▸ DIRECTIONS
Return the material word for word. Do not include the pictures.

* * * *

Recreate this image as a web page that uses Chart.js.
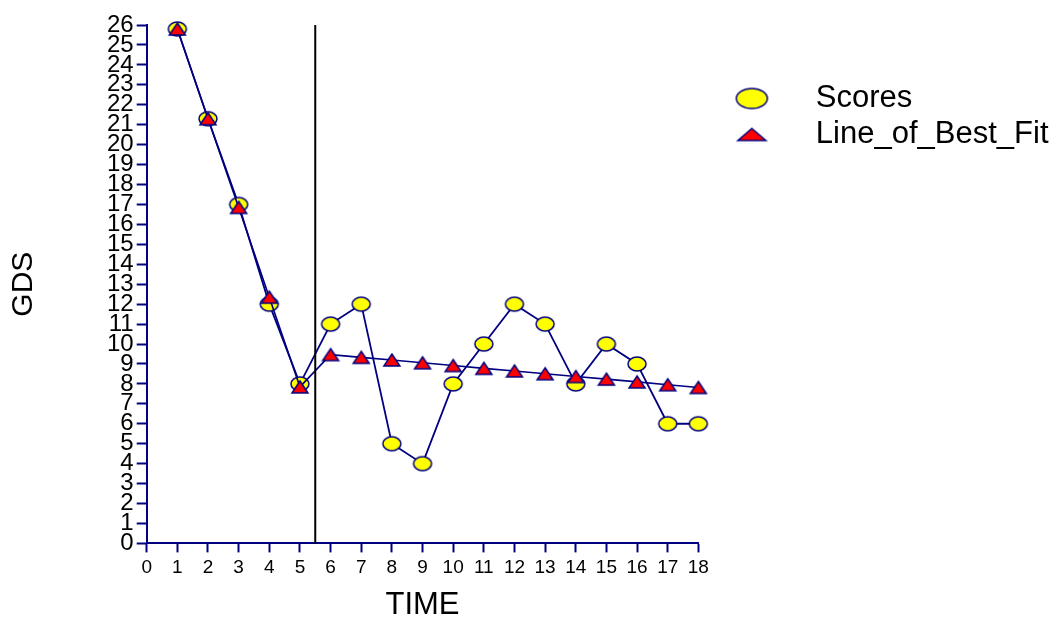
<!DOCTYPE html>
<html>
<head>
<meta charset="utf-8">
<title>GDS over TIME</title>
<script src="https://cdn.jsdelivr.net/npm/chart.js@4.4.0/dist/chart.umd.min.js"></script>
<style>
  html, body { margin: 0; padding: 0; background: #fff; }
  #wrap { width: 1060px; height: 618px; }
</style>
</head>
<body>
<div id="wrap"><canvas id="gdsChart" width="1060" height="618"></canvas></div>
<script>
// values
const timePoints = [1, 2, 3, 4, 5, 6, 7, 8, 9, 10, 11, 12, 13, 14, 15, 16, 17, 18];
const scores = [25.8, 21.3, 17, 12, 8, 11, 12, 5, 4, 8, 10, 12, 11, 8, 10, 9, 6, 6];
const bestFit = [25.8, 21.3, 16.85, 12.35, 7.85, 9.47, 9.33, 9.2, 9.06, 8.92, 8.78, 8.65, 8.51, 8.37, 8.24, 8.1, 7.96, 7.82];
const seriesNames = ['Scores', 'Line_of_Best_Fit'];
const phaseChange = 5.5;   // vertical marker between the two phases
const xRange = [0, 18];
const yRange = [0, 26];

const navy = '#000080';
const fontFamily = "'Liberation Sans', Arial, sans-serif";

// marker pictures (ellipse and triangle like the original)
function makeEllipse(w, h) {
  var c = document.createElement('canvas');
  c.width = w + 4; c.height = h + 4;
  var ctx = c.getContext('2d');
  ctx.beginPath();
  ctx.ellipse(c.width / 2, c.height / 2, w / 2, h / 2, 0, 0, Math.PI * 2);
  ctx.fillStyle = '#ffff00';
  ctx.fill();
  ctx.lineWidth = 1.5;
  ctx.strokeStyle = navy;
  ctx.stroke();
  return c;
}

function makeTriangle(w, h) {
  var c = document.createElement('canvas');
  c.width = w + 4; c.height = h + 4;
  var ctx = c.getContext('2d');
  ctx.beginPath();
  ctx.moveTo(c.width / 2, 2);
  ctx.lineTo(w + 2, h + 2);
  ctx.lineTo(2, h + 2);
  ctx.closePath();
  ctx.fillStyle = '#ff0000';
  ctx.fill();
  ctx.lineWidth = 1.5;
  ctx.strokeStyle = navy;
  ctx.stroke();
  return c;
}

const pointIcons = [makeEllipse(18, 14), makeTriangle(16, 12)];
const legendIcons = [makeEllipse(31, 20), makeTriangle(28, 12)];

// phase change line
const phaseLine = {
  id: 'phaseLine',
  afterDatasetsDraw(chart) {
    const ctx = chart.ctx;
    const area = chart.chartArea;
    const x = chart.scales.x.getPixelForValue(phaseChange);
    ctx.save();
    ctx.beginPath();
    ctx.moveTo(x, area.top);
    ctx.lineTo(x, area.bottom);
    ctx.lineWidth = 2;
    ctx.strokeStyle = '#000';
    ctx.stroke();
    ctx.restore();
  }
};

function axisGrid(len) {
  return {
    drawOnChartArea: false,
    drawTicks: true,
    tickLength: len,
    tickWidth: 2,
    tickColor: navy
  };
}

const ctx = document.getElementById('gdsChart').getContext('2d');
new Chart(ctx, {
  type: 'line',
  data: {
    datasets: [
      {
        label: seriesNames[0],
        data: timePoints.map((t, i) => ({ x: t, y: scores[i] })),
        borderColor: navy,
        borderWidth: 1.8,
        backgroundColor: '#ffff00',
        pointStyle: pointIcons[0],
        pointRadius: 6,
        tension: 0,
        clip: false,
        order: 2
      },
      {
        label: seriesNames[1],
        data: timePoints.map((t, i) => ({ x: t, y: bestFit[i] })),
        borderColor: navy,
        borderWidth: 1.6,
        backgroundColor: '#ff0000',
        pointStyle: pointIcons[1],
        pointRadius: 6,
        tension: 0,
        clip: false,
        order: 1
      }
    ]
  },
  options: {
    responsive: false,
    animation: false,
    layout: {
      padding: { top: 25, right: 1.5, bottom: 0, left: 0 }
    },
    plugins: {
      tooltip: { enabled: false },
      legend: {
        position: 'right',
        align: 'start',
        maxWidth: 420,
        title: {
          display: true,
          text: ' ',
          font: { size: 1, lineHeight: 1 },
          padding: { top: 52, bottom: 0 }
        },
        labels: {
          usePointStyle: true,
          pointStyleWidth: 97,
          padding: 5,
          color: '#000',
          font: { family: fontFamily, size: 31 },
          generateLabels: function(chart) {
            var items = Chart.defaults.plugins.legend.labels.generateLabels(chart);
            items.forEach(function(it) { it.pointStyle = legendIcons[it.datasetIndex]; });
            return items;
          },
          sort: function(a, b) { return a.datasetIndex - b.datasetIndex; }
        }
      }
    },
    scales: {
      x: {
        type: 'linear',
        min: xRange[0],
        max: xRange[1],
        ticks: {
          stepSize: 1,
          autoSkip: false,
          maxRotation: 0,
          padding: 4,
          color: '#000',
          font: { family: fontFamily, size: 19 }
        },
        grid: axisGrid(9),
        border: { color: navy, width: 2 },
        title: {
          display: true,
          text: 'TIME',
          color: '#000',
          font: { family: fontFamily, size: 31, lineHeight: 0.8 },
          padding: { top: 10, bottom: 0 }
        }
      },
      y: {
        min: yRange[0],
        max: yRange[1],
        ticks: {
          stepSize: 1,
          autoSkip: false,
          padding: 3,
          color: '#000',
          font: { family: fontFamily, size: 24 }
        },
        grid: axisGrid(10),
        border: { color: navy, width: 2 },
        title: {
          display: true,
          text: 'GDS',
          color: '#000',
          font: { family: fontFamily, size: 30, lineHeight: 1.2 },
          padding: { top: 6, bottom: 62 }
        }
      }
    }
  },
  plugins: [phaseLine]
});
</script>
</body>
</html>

* * * *

▸ FINISHED TASK
Recreate this image as a web page that uses Chart.js.
<!DOCTYPE html>
<html>
<head>
<meta charset="utf-8">
<title>GDS over TIME</title>
<script src="https://cdn.jsdelivr.net/npm/chart.js@4.4.0/dist/chart.umd.min.js"></script>
<style>
  html, body { margin: 0; padding: 0; background: #fff; }
  #wrap { width: 1060px; height: 618px; }
</style>
</head>
<body>
<div id="wrap"><canvas id="gdsChart" width="1060" height="618"></canvas></div>
<script>
// values
const timePoints = [1, 2, 3, 4, 5, 6, 7, 8, 9, 10, 11, 12, 13, 14, 15, 16, 17, 18];
const scores = [25.8, 21.3, 17, 12, 8, 11, 12, 5, 4, 8, 10, 12, 11, 8, 10, 9, 6, 6];
const bestFit = [25.8, 21.3, 16.85, 12.35, 7.85, 9.47, 9.33, 9.2, 9.06, 8.92, 8.78, 8.65, 8.51, 8.37, 8.24, 8.1, 7.96, 7.82];
const seriesNames = ['Scores', 'Line_of_Best_Fit'];
const phaseChange = 5.5;   // vertical marker between the two phases
const xRange = [0, 18];
const yRange = [0, 26];

const navy = '#000080';
const fontFamily = "'Liberation Sans', Arial, sans-serif";

// marker pictures (ellipse and triangle like the original)
function makeEllipse(w, h) {
  var c = document.createElement('canvas');
  c.width = w + 4; c.height = h + 4;
  var ctx = c.getContext('2d');
  ctx.beginPath();
  ctx.ellipse(c.width / 2, c.height / 2, w / 2, h / 2, 0, 0, Math.PI * 2);
  ctx.fillStyle = '#ffff00';
  ctx.fill();
  ctx.lineWidth = 1.5;
  ctx.strokeStyle = navy;
  ctx.stroke();
  return c;
}

function makeTriangle(w, h) {
  var c = document.createElement('canvas');
  c.width = w + 4; c.height = h + 4;
  var ctx = c.getContext('2d');
  ctx.beginPath();
  ctx.moveTo(c.width / 2, 2);
  ctx.lineTo(w + 2, h + 2);
  ctx.lineTo(2, h + 2);
  ctx.closePath();
  ctx.fillStyle = '#ff0000';
  ctx.fill();
  ctx.lineWidth = 1.5;
  ctx.strokeStyle = navy;
  ctx.stroke();
  return c;
}

const pointIcons = [makeEllipse(18, 14), makeTriangle(16, 12)];
const legendIcons = [makeEllipse(31, 20), makeTriangle(28, 12)];

// phase change line
const phaseLine = {
  id: 'phaseLine',
  afterDatasetsDraw(chart) {
    const ctx = chart.ctx;
    const area = chart.chartArea;
    const x = chart.scales.x.getPixelForValue(phaseChange);
    ctx.save();
    ctx.beginPath();
    ctx.moveTo(x, area.top);
    ctx.lineTo(x, area.bottom);
    ctx.lineWidth = 2;
    ctx.strokeStyle = '#000';
    ctx.stroke();
    ctx.restore();
  }
};

function axisGrid(len) {
  return {
    drawOnChartArea: false,
    drawTicks: true,
    tickLength: len,
    tickWidth: 2,
    tickColor: navy
  };
}

const ctx = document.getElementById('gdsChart').getContext('2d');
new Chart(ctx, {
  type: 'line',
  data: {
    datasets: [
      {
        label: seriesNames[0],
        data: timePoints.map((t, i) => ({ x: t, y: scores[i] })),
        borderColor: navy,
        borderWidth: 1.8,
        backgroundColor: '#ffff00',
        pointStyle: pointIcons[0],
        pointRadius: 6,
        tension: 0,
        clip: false,
        order: 2
      },
      {
        label: seriesNames[1],
        data: timePoints.map((t, i) => ({ x: t, y: bestFit[i] })),
        borderColor: navy,
        borderWidth: 1.6,
        backgroundColor: '#ff0000',
        pointStyle: pointIcons[1],
        pointRadius: 6,
        tension: 0,
        clip: false,
        order: 1
      }
    ]
  },
  options: {
    responsive: false,
    animation: false,
    layout: {
      padding: { top: 25, right: 1.5, bottom: 0, left: 0 }
    },
    plugins: {
      tooltip: { enabled: false },
      legend: {
        position: 'right',
        align: 'start',
        maxWidth: 420,
        title: {
          display: true,
          text: ' ',
          font: { size: 1, lineHeight: 1 },
          padding: { top: 52, bottom: 0 }
        },
        labels: {
          usePointStyle: true,
          pointStyleWidth: 97,
          padding: 5,
          color: '#000',
          font: { family: fontFamily, size: 31 },
          generateLabels: function(chart) {
            var items = Chart.defaults.plugins.legend.labels.generateLabels(chart);
            items.forEach(function(it) { it.pointStyle = legendIcons[it.datasetIndex]; });
            return items;
          },
          sort: function(a, b) { return a.datasetIndex - b.datasetIndex; }
        }
      }
    },
    scales: {
      x: {
        type: 'linear',
        min: xRange[0],
        max: xRange[1],
        ticks: {
          stepSize: 1,
          autoSkip: false,
          maxRotation: 0,
          padding: 4,
          color: '#000',
          font: { family: fontFamily, size: 19 }
        },
        grid: axisGrid(9),
        border: { color: navy, width: 2 },
        title: {
          display: true,
          text: 'TIME',
          color: '#000',
          font: { family: fontFamily, size: 31, lineHeight: 0.8 },
          padding: { top: 10, bottom: 0 }
        }
      },
      y: {
        min: yRange[0],
        max: yRange[1],
        ticks: {
          stepSize: 1,
          autoSkip: false,
          padding: 3,
          color: '#000',
          font: { family: fontFamily, size: 24 }
        },
        grid: axisGrid(10),
        border: { color: navy, width: 2 },
        title: {
          display: true,
          text: 'GDS',
          color: '#000',
          font: { family: fontFamily, size: 30, lineHeight: 1.2 },
          padding: { top: 6, bottom: 62 }
        }
      }
    }
  },
  plugins: [phaseLine]
});
</script>
</body>
</html>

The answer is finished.